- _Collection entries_
—————
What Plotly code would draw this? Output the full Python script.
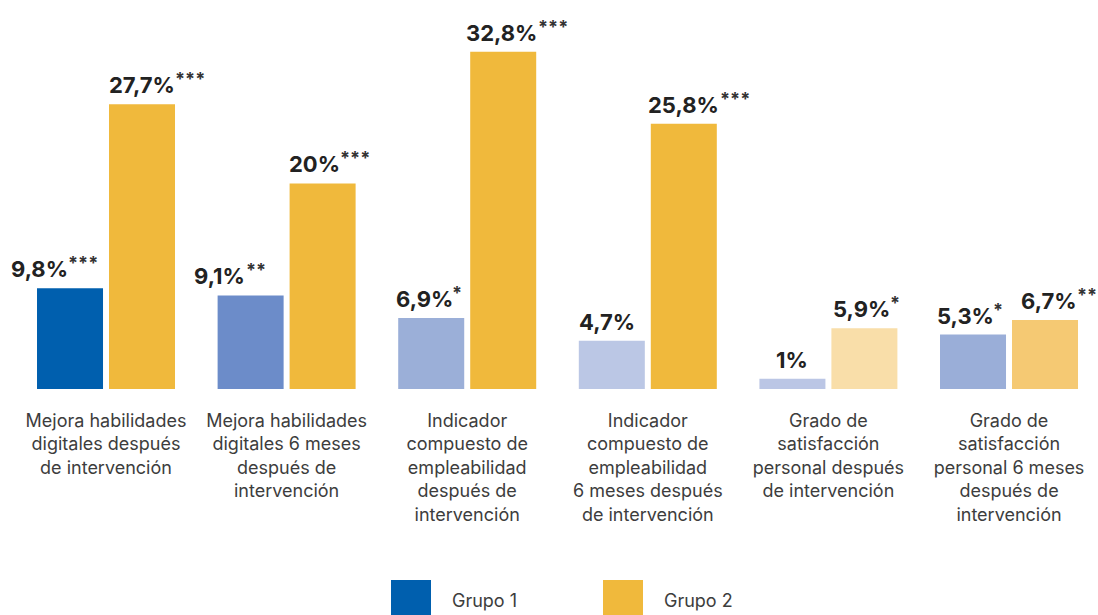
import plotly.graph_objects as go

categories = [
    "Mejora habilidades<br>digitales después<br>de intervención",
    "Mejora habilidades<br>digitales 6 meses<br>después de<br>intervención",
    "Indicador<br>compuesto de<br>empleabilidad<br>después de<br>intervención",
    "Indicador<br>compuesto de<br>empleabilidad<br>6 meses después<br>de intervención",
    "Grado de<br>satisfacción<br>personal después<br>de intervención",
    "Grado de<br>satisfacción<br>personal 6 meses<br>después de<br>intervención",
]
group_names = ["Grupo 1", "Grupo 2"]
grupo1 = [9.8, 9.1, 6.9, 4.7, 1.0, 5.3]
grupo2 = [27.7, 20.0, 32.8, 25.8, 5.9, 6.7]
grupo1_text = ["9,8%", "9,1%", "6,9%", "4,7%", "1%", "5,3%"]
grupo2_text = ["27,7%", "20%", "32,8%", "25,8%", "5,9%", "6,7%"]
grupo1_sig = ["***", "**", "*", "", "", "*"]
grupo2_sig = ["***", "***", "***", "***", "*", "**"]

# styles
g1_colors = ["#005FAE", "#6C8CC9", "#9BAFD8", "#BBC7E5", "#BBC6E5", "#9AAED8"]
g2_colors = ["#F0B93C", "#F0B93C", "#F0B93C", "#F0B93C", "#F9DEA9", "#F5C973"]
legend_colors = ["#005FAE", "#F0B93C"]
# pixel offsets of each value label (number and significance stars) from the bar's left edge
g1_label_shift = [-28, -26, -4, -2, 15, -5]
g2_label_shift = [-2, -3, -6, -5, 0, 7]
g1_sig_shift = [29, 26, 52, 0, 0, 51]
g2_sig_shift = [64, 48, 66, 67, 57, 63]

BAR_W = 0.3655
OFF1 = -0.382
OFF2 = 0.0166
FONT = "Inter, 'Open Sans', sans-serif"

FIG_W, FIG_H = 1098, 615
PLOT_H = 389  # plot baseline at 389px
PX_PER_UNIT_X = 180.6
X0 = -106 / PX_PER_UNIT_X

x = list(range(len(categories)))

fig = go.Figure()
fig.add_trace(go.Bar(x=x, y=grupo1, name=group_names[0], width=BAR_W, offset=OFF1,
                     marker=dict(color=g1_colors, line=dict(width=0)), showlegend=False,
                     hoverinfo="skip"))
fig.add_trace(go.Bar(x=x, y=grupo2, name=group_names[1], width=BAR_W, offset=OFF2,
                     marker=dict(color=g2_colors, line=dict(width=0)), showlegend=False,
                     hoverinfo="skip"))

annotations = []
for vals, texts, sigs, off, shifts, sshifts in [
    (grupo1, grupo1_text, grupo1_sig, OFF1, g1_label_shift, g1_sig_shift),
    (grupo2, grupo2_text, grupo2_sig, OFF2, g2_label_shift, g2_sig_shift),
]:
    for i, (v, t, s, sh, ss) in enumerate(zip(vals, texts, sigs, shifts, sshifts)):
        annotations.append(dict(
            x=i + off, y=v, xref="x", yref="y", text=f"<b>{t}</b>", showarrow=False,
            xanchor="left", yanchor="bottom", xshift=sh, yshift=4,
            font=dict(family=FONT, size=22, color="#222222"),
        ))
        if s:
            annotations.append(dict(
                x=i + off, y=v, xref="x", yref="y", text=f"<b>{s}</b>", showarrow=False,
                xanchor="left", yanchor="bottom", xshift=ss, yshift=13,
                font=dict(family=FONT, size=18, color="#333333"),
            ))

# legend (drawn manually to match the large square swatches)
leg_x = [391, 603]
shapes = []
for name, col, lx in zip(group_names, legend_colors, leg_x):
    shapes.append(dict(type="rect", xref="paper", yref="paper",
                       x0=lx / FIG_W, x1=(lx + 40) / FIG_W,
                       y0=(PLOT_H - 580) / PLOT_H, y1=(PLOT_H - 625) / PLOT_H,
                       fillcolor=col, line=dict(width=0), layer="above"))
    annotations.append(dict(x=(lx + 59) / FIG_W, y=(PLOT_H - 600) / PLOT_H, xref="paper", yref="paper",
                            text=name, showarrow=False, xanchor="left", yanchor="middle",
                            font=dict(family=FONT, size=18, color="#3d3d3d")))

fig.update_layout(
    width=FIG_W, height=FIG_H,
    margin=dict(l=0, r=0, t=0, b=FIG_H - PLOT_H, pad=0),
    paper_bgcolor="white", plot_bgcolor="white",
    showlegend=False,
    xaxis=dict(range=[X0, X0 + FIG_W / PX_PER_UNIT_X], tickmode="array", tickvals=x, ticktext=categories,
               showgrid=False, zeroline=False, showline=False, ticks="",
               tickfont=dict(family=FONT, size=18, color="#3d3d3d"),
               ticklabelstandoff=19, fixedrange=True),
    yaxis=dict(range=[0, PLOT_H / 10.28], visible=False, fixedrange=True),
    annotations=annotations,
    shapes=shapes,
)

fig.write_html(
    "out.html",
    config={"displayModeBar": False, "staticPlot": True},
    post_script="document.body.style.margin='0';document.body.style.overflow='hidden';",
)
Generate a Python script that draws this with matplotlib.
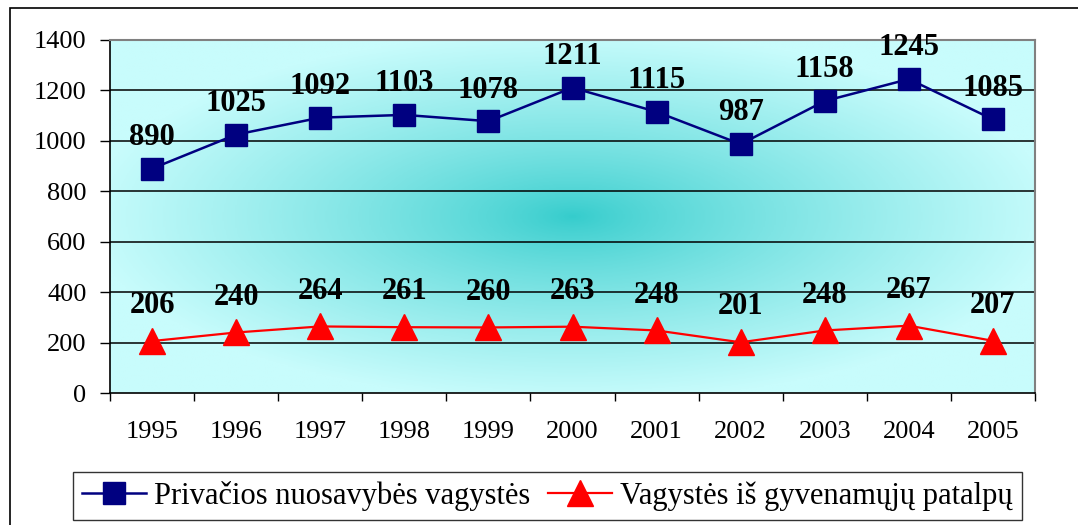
—————
- _What the task asks_
Repeat the preceding records precisely, and leave every picture out of the copy.

- _Full solution_
What Plotly code would draw this? Output the full Python script.
import plotly.graph_objects as go

categories = [
    "Mejora habilidades<br>digitales después<br>de intervención",
    "Mejora habilidades<br>digitales 6 meses<br>después de<br>intervención",
    "Indicador<br>compuesto de<br>empleabilidad<br>después de<br>intervención",
    "Indicador<br>compuesto de<br>empleabilidad<br>6 meses después<br>de intervención",
    "Grado de<br>satisfacción<br>personal después<br>de intervención",
    "Grado de<br>satisfacción<br>personal 6 meses<br>después de<br>intervención",
]
group_names = ["Grupo 1", "Grupo 2"]
grupo1 = [9.8, 9.1, 6.9, 4.7, 1.0, 5.3]
grupo2 = [27.7, 20.0, 32.8, 25.8, 5.9, 6.7]
grupo1_text = ["9,8%", "9,1%", "6,9%", "4,7%", "1%", "5,3%"]
grupo2_text = ["27,7%", "20%", "32,8%", "25,8%", "5,9%", "6,7%"]
grupo1_sig = ["***", "**", "*", "", "", "*"]
grupo2_sig = ["***", "***", "***", "***", "*", "**"]

# styles
g1_colors = ["#005FAE", "#6C8CC9", "#9BAFD8", "#BBC7E5", "#BBC6E5", "#9AAED8"]
g2_colors = ["#F0B93C", "#F0B93C", "#F0B93C", "#F0B93C", "#F9DEA9", "#F5C973"]
legend_colors = ["#005FAE", "#F0B93C"]
# pixel offsets of each value label (number and significance stars) from the bar's left edge
g1_label_shift = [-28, -26, -4, -2, 15, -5]
g2_label_shift = [-2, -3, -6, -5, 0, 7]
g1_sig_shift = [29, 26, 52, 0, 0, 51]
g2_sig_shift = [64, 48, 66, 67, 57, 63]

BAR_W = 0.3655
OFF1 = -0.382
OFF2 = 0.0166
FONT = "Inter, 'Open Sans', sans-serif"

FIG_W, FIG_H = 1098, 615
PLOT_H = 389  # plot baseline at 389px
PX_PER_UNIT_X = 180.6
X0 = -106 / PX_PER_UNIT_X

x = list(range(len(categories)))

fig = go.Figure()
fig.add_trace(go.Bar(x=x, y=grupo1, name=group_names[0], width=BAR_W, offset=OFF1,
                     marker=dict(color=g1_colors, line=dict(width=0)), showlegend=False,
                     hoverinfo="skip"))
fig.add_trace(go.Bar(x=x, y=grupo2, name=group_names[1], width=BAR_W, offset=OFF2,
                     marker=dict(color=g2_colors, line=dict(width=0)), showlegend=False,
                     hoverinfo="skip"))

annotations = []
for vals, texts, sigs, off, shifts, sshifts in [
    (grupo1, grupo1_text, grupo1_sig, OFF1, g1_label_shift, g1_sig_shift),
    (grupo2, grupo2_text, grupo2_sig, OFF2, g2_label_shift, g2_sig_shift),
]:
    for i, (v, t, s, sh, ss) in enumerate(zip(vals, texts, sigs, shifts, sshifts)):
        annotations.append(dict(
            x=i + off, y=v, xref="x", yref="y", text=f"<b>{t}</b>", showarrow=False,
            xanchor="left", yanchor="bottom", xshift=sh, yshift=4,
            font=dict(family=FONT, size=22, color="#222222"),
        ))
        if s:
            annotations.append(dict(
                x=i + off, y=v, xref="x", yref="y", text=f"<b>{s}</b>", showarrow=False,
                xanchor="left", yanchor="bottom", xshift=ss, yshift=13,
                font=dict(family=FONT, size=18, color="#333333"),
            ))

# legend (drawn manually to match the large square swatches)
leg_x = [391, 603]
shapes = []
for name, col, lx in zip(group_names, legend_colors, leg_x):
    shapes.append(dict(type="rect", xref="paper", yref="paper",
                       x0=lx / FIG_W, x1=(lx + 40) / FIG_W,
                       y0=(PLOT_H - 580) / PLOT_H, y1=(PLOT_H - 625) / PLOT_H,
                       fillcolor=col, line=dict(width=0), layer="above"))
    annotations.append(dict(x=(lx + 59) / FIG_W, y=(PLOT_H - 600) / PLOT_H, xref="paper", yref="paper",
                            text=name, showarrow=False, xanchor="left", yanchor="middle",
                            font=dict(family=FONT, size=18, color="#3d3d3d")))

fig.update_layout(
    width=FIG_W, height=FIG_H,
    margin=dict(l=0, r=0, t=0, b=FIG_H - PLOT_H, pad=0),
    paper_bgcolor="white", plot_bgcolor="white",
    showlegend=False,
    xaxis=dict(range=[X0, X0 + FIG_W / PX_PER_UNIT_X], tickmode="array", tickvals=x, ticktext=categories,
               showgrid=False, zeroline=False, showline=False, ticks="",
               tickfont=dict(family=FONT, size=18, color="#3d3d3d"),
               ticklabelstandoff=19, fixedrange=True),
    yaxis=dict(range=[0, PLOT_H / 10.28], visible=False, fixedrange=True),
    annotations=annotations,
    shapes=shapes,
)

fig.write_html(
    "out.html",
    config={"displayModeBar": False, "staticPlot": True},
    post_script="document.body.style.margin='0';document.body.style.overflow='hidden';",
)
Generate a Python script that draws this with matplotlib.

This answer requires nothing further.